What is Kafka?
Apache Kafka is an open-source distributed event streaming platform used for building real-time data pipelines and streaming applications. It was originally developed by LinkedIn and later open-sourced as part of the Apache Software Foundation. Kafka is designed to handle large volumes of data streams in a fault-tolerant and scalable manner.
Key features of Apache Kafka include:
- Publish-Subscribe Model: Kafka follows a publish-subscribe model where producers publish data to topics, and consumers subscribe to these topics to receive the data. This enables decoupling between data producers and consumers.
- Distributed and Fault-Tolerant: Kafka is designed to operate in a distributed and fault-tolerant manner. It can scale horizontally by adding more broker nodes to the Kafka cluster, and it replicates data across multiple nodes to ensure resilience against node failures.
- High Throughput and Low Latency: Kafka is optimized for high throughput and low-latency data streaming. It can handle a large number of events per second, making it suitable for real-time data processing.
- Durability: Kafka persists data to disk, ensuring durability even in the case of node failures. This durability is achieved by replicating data across multiple broker nodes.
- Retention of Data: Kafka allows configurable retention periods for data, meaning that data can be stored for a specified duration, and consumers can go back in time to retrieve historical data.
Why Kafka is Required:
- Real-Time Data Streaming: Kafka is designed for handling real-time data streaming, making it suitable for scenarios where data needs to be processed and analyzed as it arrives.

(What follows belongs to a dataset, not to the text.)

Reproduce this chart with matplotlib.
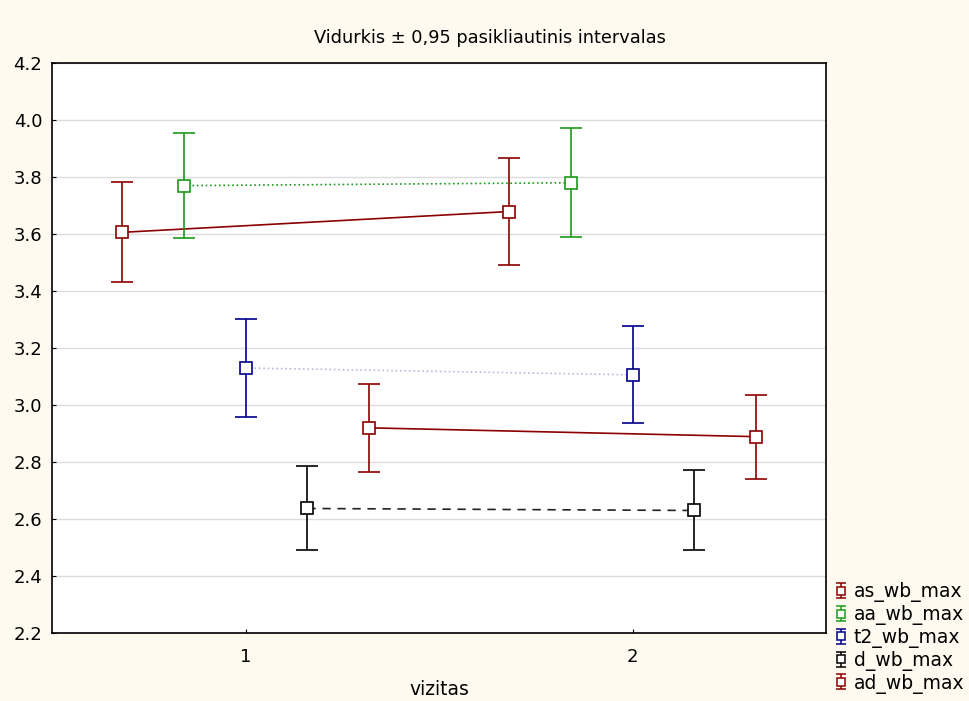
import matplotlib
matplotlib.use("Agg")
import matplotlib.pyplot as plt
from matplotlib.container import ErrorbarContainer
from matplotlib.legend_handler import HandlerErrorbar

plt.rcParams["font.family"] = ["DejaVu Sans"]

VISITS = [1, 2]
SERIES = ["as_wb_max", "aa_wb_max", "t2_wb_max", "d_wb_max", "ad_wb_max"]
# mean and 95% CI bounds per visit
MEAN = {"as_wb_max": [3.606, 3.679], "aa_wb_max": [3.770, 3.780],
        "t2_wb_max": [3.130, 3.106], "d_wb_max": [2.637, 2.630],
        "ad_wb_max": [2.920, 2.889]}
UPPER = {"as_wb_max": [3.784, 3.868], "aa_wb_max": [3.955, 3.973],
         "t2_wb_max": [3.301, 3.277], "d_wb_max": [2.787, 2.773],
         "ad_wb_max": [3.074, 3.036]}
LOWER = {"as_wb_max": [3.431, 3.490], "aa_wb_max": [3.585, 3.588],
         "t2_wb_max": [2.959, 2.938], "d_wb_max": [2.490, 2.490],
         "ad_wb_max": [2.766, 2.742]}

OFFSET = {"as_wb_max": -0.32, "aa_wb_max": -0.16, "t2_wb_max": 0.0,
          "d_wb_max": 0.16, "ad_wb_max": 0.32}
COL = {"as_wb_max": "#8b0000", "aa_wb_max": "#1a9a1a", "t2_wb_max": "#00008b",
       "d_wb_max": "#000000", "ad_wb_max": "#8b0000"}
LINECOL = {"as_wb_max": "#8b0000", "aa_wb_max": "#1a9a1a", "t2_wb_max": "#b8b8e0",
           "d_wb_max": "#222222", "ad_wb_max": "#8b0000"}
LS = {"as_wb_max": "-", "aa_wb_max": ":", "t2_wb_max": ":",
      "d_wb_max": (0, (5, 4)), "ad_wb_max": "-"}

BG = "#fffaf0"
fig = plt.figure(figsize=(9.7, 7.01), dpi=100, facecolor=BG)
ax = fig.add_axes([0.0536, 0.097, 0.798, 0.813])
ax.set_facecolor("white")

handles = []
for s in SERIES:
    xs = [v + OFFSET[s] for v in VISITS]
    m = MEAN[s]
    lo = [a - b for a, b in zip(m, LOWER[s])]
    hi = [b - a for a, b in zip(m, UPPER[s])]
    ax.plot(xs, m, color=LINECOL[s], ls=LS[s], lw=1.2, zorder=2)
    ax.errorbar(xs, m, yerr=[lo, hi], fmt="s", ls="none", ms=8, mfc="white",
                mec=COL[s], mew=1.2, ecolor=COL[s], elinewidth=1.2,
                capsize=8, capthick=1.2, zorder=3)
    # smaller copy used only for the legend icon; sits left of the x range
    h = ax.errorbar([-10.0], [m[0]], yerr=[[lo[0]], [hi[0]]], fmt="s",
                    ls="none", ms=5.5, mfc="white", mec=COL[s], mew=1.1,
                    ecolor=COL[s], elinewidth=1.1, capsize=3.6, capthick=1.1, label=s)
    handles.append(h)

ax.set_xlim(0.5, 2.5)
ax.set_ylim(2.2, 4.2)
ax.set_xticks(VISITS)
ax.set_yticks([2.2 + 0.2 * i for i in range(11)])
ax.set_yticklabels([f"{2.2 + 0.2 * i:.1f}" for i in range(11)])
ax.yaxis.grid(True, color="#dcdcdc", lw=1.0, zorder=0)
ax.set_axisbelow(True)
ax.tick_params(direction="in", length=3, labelsize=13, colors="black")
ax.tick_params(axis="y", pad=7)
ax.tick_params(axis="x", pad=11)
for sp in ax.spines.values():
    sp.set_color("black")
    sp.set_linewidth(1.2)

fig.suptitle("Vidurkis \u00b1 0,95 pasikliautinis intervalas", fontsize=12.8,
             x=0.505, y=0.946, va="center")
ax.set_xlabel("vizitas", fontsize=13.5, labelpad=10)

leg = fig.legend(handles=handles, loc="lower left", bbox_to_anchor=(0.853, 0.0),
                 frameon=False, fontsize=13.5, handlelength=0.7, handletextpad=0.3,
                 labelspacing=0.15, borderaxespad=0,
                 handler_map={ErrorbarContainer: HandlerErrorbar(yerr_size=0.4)})

fig.savefig("out.png", dpi=100, facecolor=BG)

- Decoupling of Systems: Kafka facilitates the decoupling of data producers and consumers. Producers can publish data to Kafka topics without worrying about who consumes the data, and consumers can subscribe to relevant topics without needing to know the producers.

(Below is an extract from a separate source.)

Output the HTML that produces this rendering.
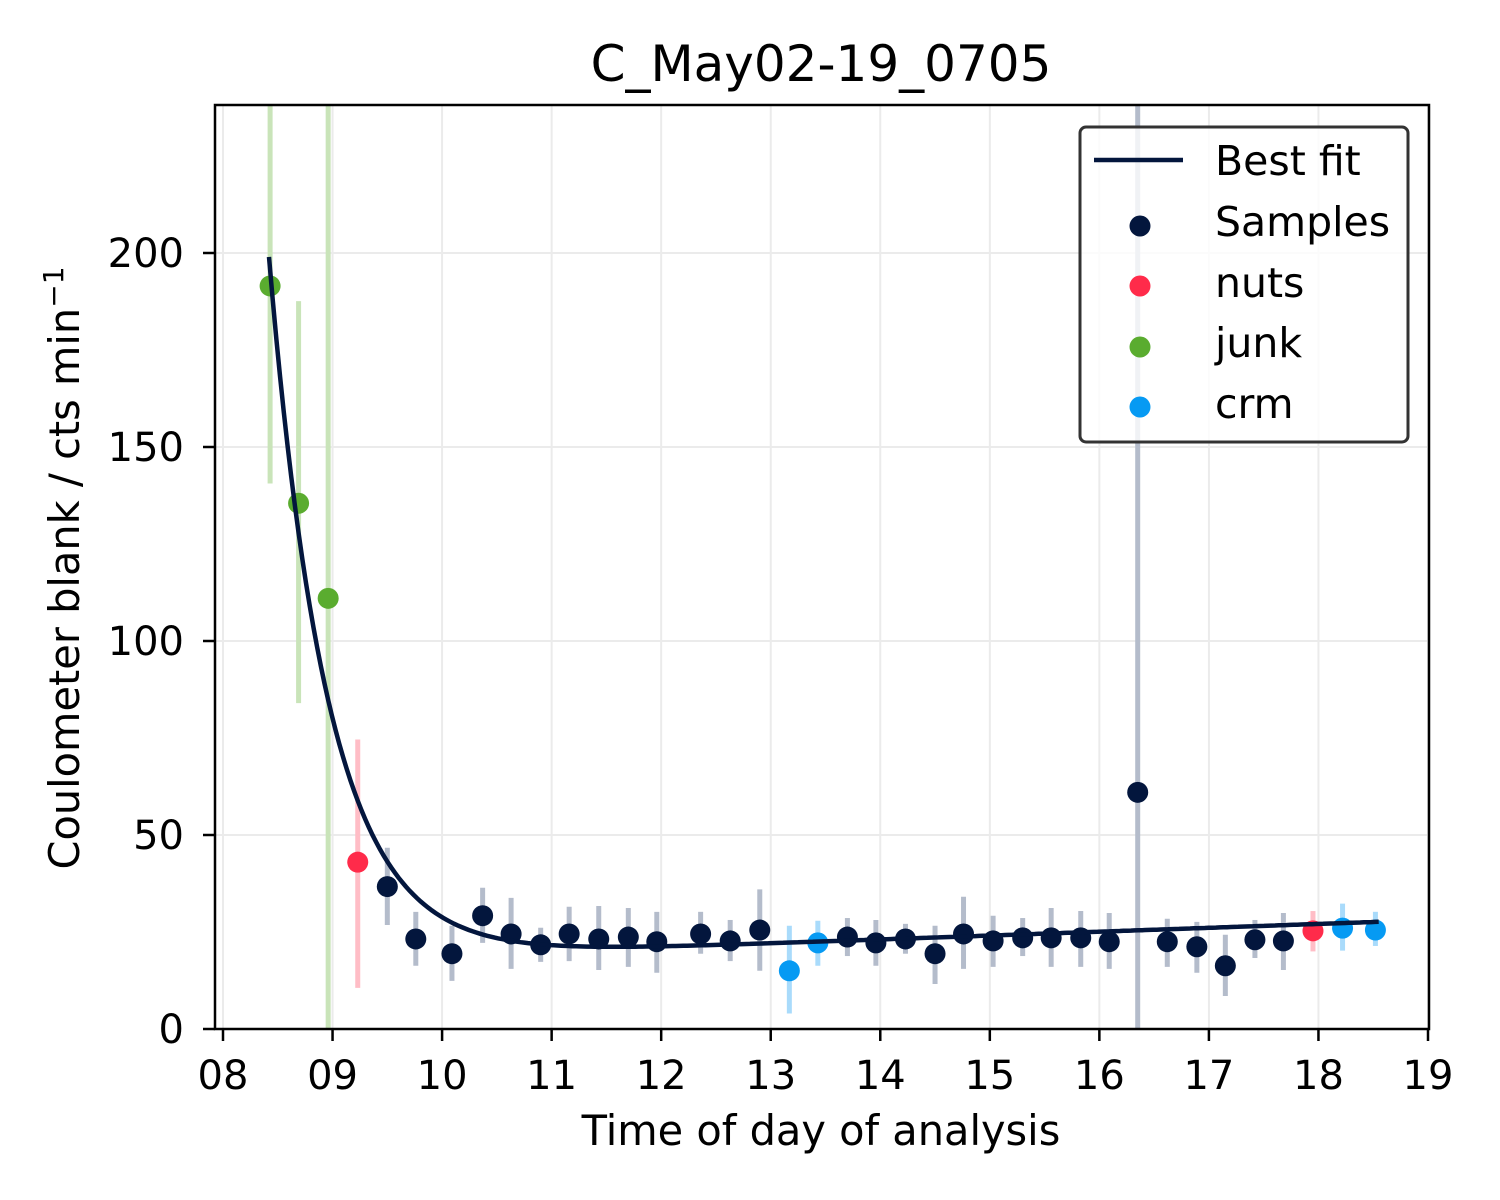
<!DOCTYPE html>
<html><head><meta charset="utf-8"><style>
html,body{margin:0;padding:0;background:#fff;}
svg{display:block;font-family:"DejaVu Sans","Liberation Sans",sans-serif;}
</style></head><body>
<svg id="chart" width="1500" height="1200" viewBox="0 0 1500 1200" xmlns="http://www.w3.org/2000/svg">
<rect width="1500" height="1200" fill="#fff"/>
<g id="grid"></g>
<g id="errs"></g>
<g id="pts"></g>
<g id="fit"></g>
<g id="axes"></g>
<text x="821" y="81" font-size="50" text-anchor="middle">C_May02-19_0705</text>
<text x="821" y="1145" font-size="41.5" text-anchor="middle">Time of day of analysis</text>
<text transform="translate(79,568) rotate(-90)" font-size="41.5" text-anchor="middle">Coulometer blank / cts min<tspan dy="-16" font-size="28">−1</tspan></text>
<g>
<rect x="1080" y="127" width="328" height="315" rx="6" fill="#fff" fill-opacity="0.8" stroke="#333" stroke-width="3"/>
<line x1="1094" y1="160" x2="1183" y2="160" stroke="#03163d" stroke-width="4.5"/>
<text x="1215" y="175" font-size="41">Best fit</text>
<circle cx="1140" cy="226" r="10.5" fill="#03163d"/><text x="1215" y="236" font-size="41">Samples</text>
<circle cx="1140" cy="286" r="10.5" fill="#ff2b4a"/><text x="1215" y="297" font-size="41">nuts</text>
<circle cx="1140" cy="347" r="10.5" fill="#5aac2f"/><text x="1215" y="357" font-size="41">junk</text>
<circle cx="1140" cy="407" r="10.5" fill="#069af3"/><text x="1215" y="418" font-size="41">crm</text>
</g>
</svg>
<script>
const groups = ['junk','junk','junk','nuts','samples','samples','samples','samples','samples','samples','samples','samples','samples','samples','samples','samples','samples','crm','crm','samples','samples','samples','samples','samples','samples','samples','samples','samples','samples','samples','samples','samples','samples','samples','samples','nuts','crm','crm'];
const times = [8.43,8.69,8.96,9.23,9.5,9.76,10.09,10.37,10.63,10.9,11.16,11.43,11.7,11.96,12.36,12.63,12.9,13.17,13.43,13.7,13.96,14.23,14.5,14.76,15.03,15.3,15.56,15.83,16.09,16.35,16.62,16.89,17.15,17.42,17.68,17.95,18.22,18.52];
const values = [191.5,135.5,111,43,36.7,23.2,19.4,29.2,24.5,21.7,24.5,23.2,23.7,22.5,24.5,22.7,25.5,15,22.2,23.7,22.2,23.2,19.4,24.5,22.7,23.5,23.5,23.5,22.5,61,22.5,21.2,16.3,23,22.7,25.3,26,25.5];
const errLo = [140.6,84,0,10.6,26.8,16.3,12.4,22.2,15.5,17.3,17.5,15.2,16,14.5,19.4,17.5,15,4,16.3,18.8,16.3,19.4,11.6,15.5,16,18.8,16,16,15.5,0,16,14.5,8.5,18.3,15.2,20,20.2,21.4];
const errHi = [260,187.6,260,74.6,46.7,30.2,26.6,36.4,33.8,26.1,31.5,31.7,31.2,30.2,30.2,28.1,36,26.6,27.9,28.6,28.1,27.1,26.6,34.1,29.2,28.6,31.2,30.4,29.9,260,28.4,27.6,24.3,28.1,29.9,30.4,32.3,30.2];
const fitParams = [181.5, 0.54, 17.5, 1.0, 8.42, 18.55]; // amplitude, tau, base, slope, t0, tEnd
const xTicks = [8,9,10,11,12,13,14,15,16,17,18,19];
const xTickLabels = ['08','09','10','11','12','13','14','15','16','17','18','19'];
const yTicks = [0,50,100,150,200];

const NS='http://www.w3.org/2000/svg';
const L=215,R=1429,T=105,B=1029;
const xs=t=>223+(t-8)*(1428-223)/11;
const ys=v=>B-v*(B-253)/200;
const colors={samples:'#03163d',nuts:'#ff2b4a',junk:'#5aac2f',crm:'#069af3'};
const ecolors={samples:'#b4bccb',nuts:'#ffbdc6',junk:'#c9e4b9',crm:'#a9dbfb'};
function mk(tag,attrs,parent){const e=document.createElementNS(NS,tag);for(const k in attrs)e.setAttribute(k,attrs[k]);parent.appendChild(e);return e;}
const grid=document.getElementById('grid'),errs=document.getElementById('errs'),pts=document.getElementById('pts'),fit=document.getElementById('fit'),axes=document.getElementById('axes');
xTicks.forEach((t,i)=>{
  const g=mk('line',{x1:xs(t),x2:xs(t),y1:T,y2:B,stroke:'#ebebeb','stroke-width':2},grid);
  
  
  const tk=mk('line',{x1:xs(t),x2:xs(t),y1:B,y2:B+12,stroke:'#000','stroke-width':2.5},axes);
  
  
  const tx=mk('text',{x:xs(t),y:B+60,'font-size':40,'text-anchor':'middle'},axes);
  tx.textContent=xTickLabels[i];
  
  
});
yTicks.forEach(v=>{
  const g=mk('line',{x1:L,x2:R,y1:ys(v),y2:ys(v),stroke:'#ebebeb','stroke-width':2},grid);
  
  
  const tk=mk('line',{x1:L-12,x2:L,y1:ys(v),y2:ys(v),stroke:'#000','stroke-width':2.5},axes);
  
  
  const tx=mk('text',{x:L-31,y:ys(v)+14,'font-size':40,'text-anchor':'end'},axes);
  tx.textContent=String(v);
  
  
});
const frame=mk('rect',{x:L,y:T,width:R-L,height:B-T,fill:'none',stroke:'#000','stroke-width':2.5},axes);


const clip=v=>Math.max(T,Math.min(B,ys(v)));
times.forEach((t,i)=>{
  const g=groups[i];
  const e=mk('line',{x1:xs(t),x2:xs(t),y1:clip(errLo[i]),y2:clip(errHi[i]),stroke:ecolors[g],'stroke-width':5},errs);
  
  
  const c=mk('circle',{cx:xs(t),cy:ys(values[i]),r:10.5,fill:colors[g]},pts);
  
  
});
const [A,tau,b0,slope,t0,tEnd]=fitParams;
let d='';
for(let k=0;k<=300;k++){const t=t0+(tEnd-t0)*k/300;const v=A*Math.exp(-(t-t0)/tau)+b0+slope*(t-t0);d+=(k?'L':'M')+xs(t).toFixed(1)+','+ys(v).toFixed(1);}
const p=mk('path',{d:d,fill:'none',stroke:'#03163d','stroke-width':4.5},fit);


</script>
</body></html>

- Scalability: Kafka is horizontally scalable, meaning that it can handle increasing data loads by adding more broker nodes to the cluster. This scalability is essential for growing data requirements.
- Fault Tolerance: Kafka’s distributed and replicated architecture ensures fault tolerance. Even if some nodes fail, data is still available from replicated copies on other nodes.
- Event Sourcing and Change Data Capture: Kafka is used in event sourcing architectures, where changes to the state of an application are captured as events. It’s also employed in change data capture scenarios where changes in databases are captured and streamed in real time.
- Log Aggregation: Kafka is often used for log aggregation, allowing systems to publish logs to Kafka topics, making them available for centralized processing and analysis.
- Integration in Microservices Architectures: Kafka serves as a communication layer between microservices in distributed systems, enabling them to exchange events and messages.
Overall, Kafka is a versatile tool for managing the flow of data in real-time, providing a robust and scalable solution for building streaming data architectures and event-driven applications.